→ **Written exercise**:
Write out the listing, please, but only from its first line through the line containing "import * as d3 from 'd3';", exactly as given and without pictures.

→ **Given data**:
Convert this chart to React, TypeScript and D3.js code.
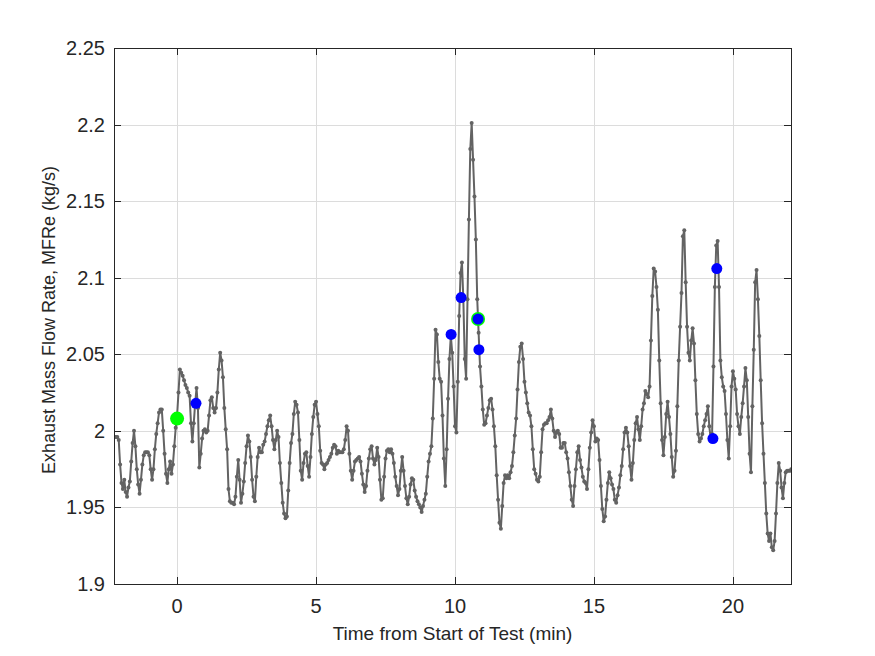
import { FC, useEffect, useRef } from "react"
import * as d3 from 'd3';

// sampled every 0.05 min, starting at -2.3 min
const T_START = -2.3
const T_STEP = 0.05
const flowRate = [
    1.996, 1.996, 1.996, 1.996, 1.994, 1.978, 1.966, 1.962, 1.968, 1.960,
    1.957, 1.963, 1.967, 1.980, 1.992, 2.000, 1.990, 1.975, 1.965, 1.959,
    1.968, 1.978, 1.984, 1.986, 1.986, 1.986, 1.984, 1.975, 1.968, 1.975,
    1.988, 1.998, 2.005, 2.012, 2.014, 2.014, 2.000, 1.985, 1.972, 1.966,
    1.975, 1.980, 1.972, 1.978, 1.990, 2.002, 2.010, 2.025, 2.040, 2.038,
    2.036, 2.033, 2.030, 2.028, 2.025, 2.023, 2.005, 1.993, 2.005, 2.018,
    2.028, 2.015, 1.976, 1.985, 1.995, 2.000, 2.001, 1.999, 2.000, 2.010,
    2.020, 2.022, 2.015, 2.012, 2.015, 2.025, 2.040, 2.051, 2.046, 2.035,
    2.015, 2.001, 1.988, 1.962, 1.954, 1.953, 1.953, 1.952, 1.957, 1.970,
    1.981, 1.968, 1.953, 1.959, 1.967, 1.979, 1.990, 1.997, 1.993, 1.983,
    1.968, 1.957, 1.954, 1.970, 1.983, 1.989, 1.986, 1.986, 1.991, 1.993,
    1.998, 2.003, 2.007, 2.010, 2.003, 1.994, 1.988, 1.994, 2.000, 1.996,
    1.979, 1.966, 1.953, 1.946, 1.943, 1.944, 1.961, 1.979, 1.992, 1.998,
    2.011, 2.019, 2.017, 2.012, 1.994, 1.974, 1.968, 1.979, 1.985, 1.986,
    1.977, 1.970, 1.983, 1.998, 2.009, 2.017, 2.019, 2.011, 2.003, 1.987,
    1.979, 1.978, 1.975, 1.978, 1.979, 1.981, 1.983, 1.985, 1.989, 1.991,
    1.990, 1.985, 1.987, 1.986, 1.986, 1.986, 1.988, 1.994, 2.003, 2.000,
    1.985, 1.974, 1.968, 1.974, 1.980, 1.981, 1.982, 1.983, 1.980, 1.972,
    1.965, 1.960, 1.964, 1.974, 1.982, 1.988, 1.990, 1.982, 1.978, 1.981,
    1.989, 1.983, 1.968, 1.955, 1.956, 1.970, 1.982, 1.987, 1.988, 1.986,
    1.988, 1.985, 1.979, 1.970, 1.964, 1.958, 1.962, 1.974, 1.983, 1.974,
    1.964, 1.956, 1.952, 1.957, 1.965, 1.969, 1.968, 1.961, 1.957, 1.954,
    1.952, 1.950, 1.947, 1.951, 1.955, 1.959, 1.970, 1.980, 1.985, 1.990,
    2.008, 2.034, 2.066, 2.063, 2.045, 2.034, 2.032, 2.010, 1.982, 1.964,
    1.988, 2.021, 2.047, 2.062, 2.051, 2.029, 2.003, 1.999, 2.032, 2.075,
    2.103, 2.110, 2.086, 2.047, 2.034, 2.086, 2.138, 2.184, 2.201, 2.177,
    2.153, 2.125, 2.086, 2.064, 2.042, 2.029, 2.014, 2.004, 2.005, 2.010,
    2.015, 2.020, 2.021, 2.014, 2.003, 1.990, 1.971, 1.955, 1.940, 1.936,
    1.951, 1.966, 1.971, 1.969, 1.971, 1.969, 1.973, 1.977, 1.986, 1.997,
    2.008, 2.027, 2.045, 2.055, 2.057, 2.047, 2.032, 2.025, 2.018, 2.012,
    2.010, 2.003, 1.988, 1.975, 1.972, 1.968, 1.967, 1.970, 1.986, 2.001,
    2.004, 2.005, 2.005, 2.007, 2.009, 2.014, 2.008, 2.000, 1.996, 1.999,
    2.000, 1.998, 1.989, 1.989, 1.992, 1.992, 1.986, 1.982, 1.973, 1.964,
    1.955, 1.951, 1.964, 1.975, 1.986, 1.990, 1.981, 1.976, 1.970, 1.967,
    1.966, 1.962, 1.975, 1.989, 1.999, 2.007, 2.003, 1.993, 1.995, 1.994,
    1.981, 1.964, 1.949, 1.941, 1.944, 1.955, 1.966, 1.973, 1.969, 1.965,
    1.962, 1.955, 1.953, 1.958, 1.963, 1.971, 1.977, 1.988, 1.999, 2.002,
    1.999, 1.990, 1.977, 1.968, 1.979, 1.994, 2.005, 2.009, 2.001, 1.994,
    2.003, 2.014, 2.018, 2.026, 2.024, 2.022, 2.029, 2.059, 2.088, 2.106,
    2.104, 2.094, 2.079, 2.046, 2.018, 1.994, 1.984, 1.996, 2.011, 2.019,
    2.009, 1.998, 1.983, 1.970, 1.974, 1.987, 2.016, 2.046, 2.068, 2.090,
    2.127, 2.131, 2.097, 2.068, 2.051, 2.046, 2.059, 2.067, 2.057, 2.033,
    2.011, 1.998, 1.993, 1.995, 1.998, 2.003, 2.007, 2.011, 2.016, 2.003,
    1.995, 1.998, 2.042, 2.094, 2.121, 2.124, 2.094, 2.046, 2.035, 2.029,
    2.026, 2.011, 1.994, 1.982, 2.003, 2.029, 2.039, 2.034, 2.027, 2.011,
    2.003, 1.998, 2.009, 2.018, 2.029, 2.041, 2.033, 2.009, 1.985, 1.973,
    2.016, 2.053, 2.097, 2.105, 2.086, 2.062, 2.033, 2.005, 1.985, 1.966,
    1.946, 1.933, 1.928, 1.933, 1.924, 1.922, 1.928, 1.946, 1.966, 1.979,
    1.974, 1.963, 1.956, 1.966, 1.973, 1.974, 1.974, 1.974, 1.975,
]
// highlighted events
const blueTimes = [0.68, 9.86, 10.22, 10.83, 10.86, 19.28, 19.42]
const blueValues = [2.018, 2.063, 2.087, 2.073, 2.053, 1.995, 2.106]
const greenTimes = [0, 10.83]
const greenValues = [2.008, 2.073]

const xTicks = [0, 5, 10, 15, 20]
const yTicks = [1.9, 1.95, 2, 2.05, 2.1, 2.15, 2.2, 2.25]

const Chart: FC = () => {
    const svgRef = useRef<SVGSVGElement>(null)

    useEffect(() => {
        const width = 875
        const height = 656
        const left = 114, right = 791, top = 48, bottom = 584
        const axisColor = '#262626'
        const font = 'Liberation Sans, Arial, Helvetica, sans-serif'

        const svg = d3.select(svgRef.current)
            .attr('width', width)
            .attr('height', height)
            .style('background', '#fff')
        svg.selectAll('*').remove()

        const xScale = d3.scaleLinear().domain([-2.27, 22.09]).range([left, right])
        const yScale = d3.scaleLinear().domain([1.9, 2.25]).range([bottom, top])

        // grid
        const grid = svg.append('g').attr('stroke', '#dcdcdc').attr('stroke-width', 1)
        xTicks.forEach(t => {
            grid.append('line')
                .attr('x1', Math.round(xScale(t)) + 0.5).attr('x2', Math.round(xScale(t)) + 0.5)
                .attr('y1', top).attr('y2', bottom)
        })
        yTicks.forEach(t => {
            grid.append('line')
                .attr('y1', Math.round(yScale(t)) + 0.5).attr('y2', Math.round(yScale(t)) + 0.5)
                .attr('x1', left).attr('x2', right)
        })

        // data
        const data: Array<[number, number]> = flowRate.map((v, i) => [T_START + i * T_STEP, v])
        svg.append('clipPath').attr('id', 'plot-clip')
            .append('rect').attr('x', left).attr('y', top).attr('width', right - left).attr('height', bottom - top)
        const plot = svg.append('g').attr('clip-path', 'url(#plot-clip)')

        const line = d3.line<[number, number]>()
            .x(d => xScale(d[0]))
            .y(d => yScale(d[1]))
        plot.append('path')
            .datum(data)
            .attr('d', line)
            .attr('fill', 'none')
            .attr('stroke', '#636363')
            .attr('stroke-width', 2)
            .attr('stroke-linejoin', 'round')
        plot.selectAll('.pt')
            .data(data)
            .join('circle')
            .attr('class', 'pt')
            .attr('cx', d => xScale(d[0]))
            .attr('cy', d => yScale(d[1]))
            .attr('r', 2)
            .attr('fill', '#636363')

        plot.selectAll('.green')
            .data(greenTimes)
            .join('circle')
            .attr('class', 'green')
            .attr('cx', (d) => xScale(d))
            .attr('cy', (_, i) => yScale(greenValues[i]))
            .attr('r', 7)
            .attr('fill', '#00ff00')
        plot.selectAll('.blue')
            .data(blueTimes)
            .join('circle')
            .attr('class', 'blue')
            .attr('cx', (d) => xScale(d))
            .attr('cy', (_, i) => yScale(blueValues[i]))
            .attr('r', 5.5)
            .attr('fill', '#0000ff')

        // axes box with inward ticks
        const axes = svg.append('g').attr('stroke', axisColor).attr('stroke-width', 1)
        axes.append('rect')
            .attr('x', left + 0.5).attr('y', top + 0.5)
            .attr('width', right - left).attr('height', bottom - top)
            .attr('fill', 'none')
        const tickLen = 7
        xTicks.forEach(t => {
            const x = Math.round(xScale(t)) + 0.5
            axes.append('line').attr('x1', x).attr('x2', x).attr('y1', bottom).attr('y2', bottom - tickLen)
            axes.append('line').attr('x1', x).attr('x2', x).attr('y1', top).attr('y2', top + tickLen)
        })
        yTicks.forEach(t => {
            const y = Math.round(yScale(t)) + 0.5
            axes.append('line').attr('y1', y).attr('y2', y).attr('x1', left).attr('x2', left + tickLen)
            axes.append('line').attr('y1', y).attr('y2', y).attr('x1', right).attr('x2', right - tickLen)
        })

        // tick labels
        svg.append('g')
            .selectAll('text')
            .data(xTicks)
            .join('text')
            .attr('x', d => xScale(d))
            .attr('y', 613)
            .attr('text-anchor', 'middle')
            .attr('font-family', font)
            .attr('font-size', 20)
            .attr('fill', axisColor)
            .text(d => d3.format('~g')(d))
        svg.append('g')
            .selectAll('text')
            .data(yTicks)
            .join('text')
            .attr('x', 105)
            .attr('y', d => yScale(d) + 7)
            .attr('text-anchor', 'end')
            .attr('font-family', font)
            .attr('font-size', 20)
            .attr('fill', axisColor)
            .text(d => d3.format('~g')(d))

        // axis labels
        svg.append('text')
            .attr('x', (left + right) / 2)
            .attr('y', 640)
            .attr('text-anchor', 'middle')
            .attr('font-family', font)
            .attr('font-size', 19)
            .attr('fill', axisColor)
            .text('Time from Start of Test (min)')
        svg.append('text')
            .attr('transform', `translate(55,${(top + bottom) / 2 + 4}) rotate(-90)`)
            .attr('text-anchor', 'middle')
            .attr('font-family', font)
            .attr('font-size', 18)
            .attr('fill', axisColor)
            .text('Exhaust Mass Flow Rate, MFRe (kg/s)')
    }, [])

    return (
        <svg ref={svgRef} style={{ position: 'absolute', left: 0, top: 0 }}></svg>
    )
}

export default function App() {
    return <Chart />
}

→ **Full response**:
Convert this chart to React, TypeScript and D3.js code.
import { FC, useEffect, useRef } from "react"
import * as d3 from 'd3';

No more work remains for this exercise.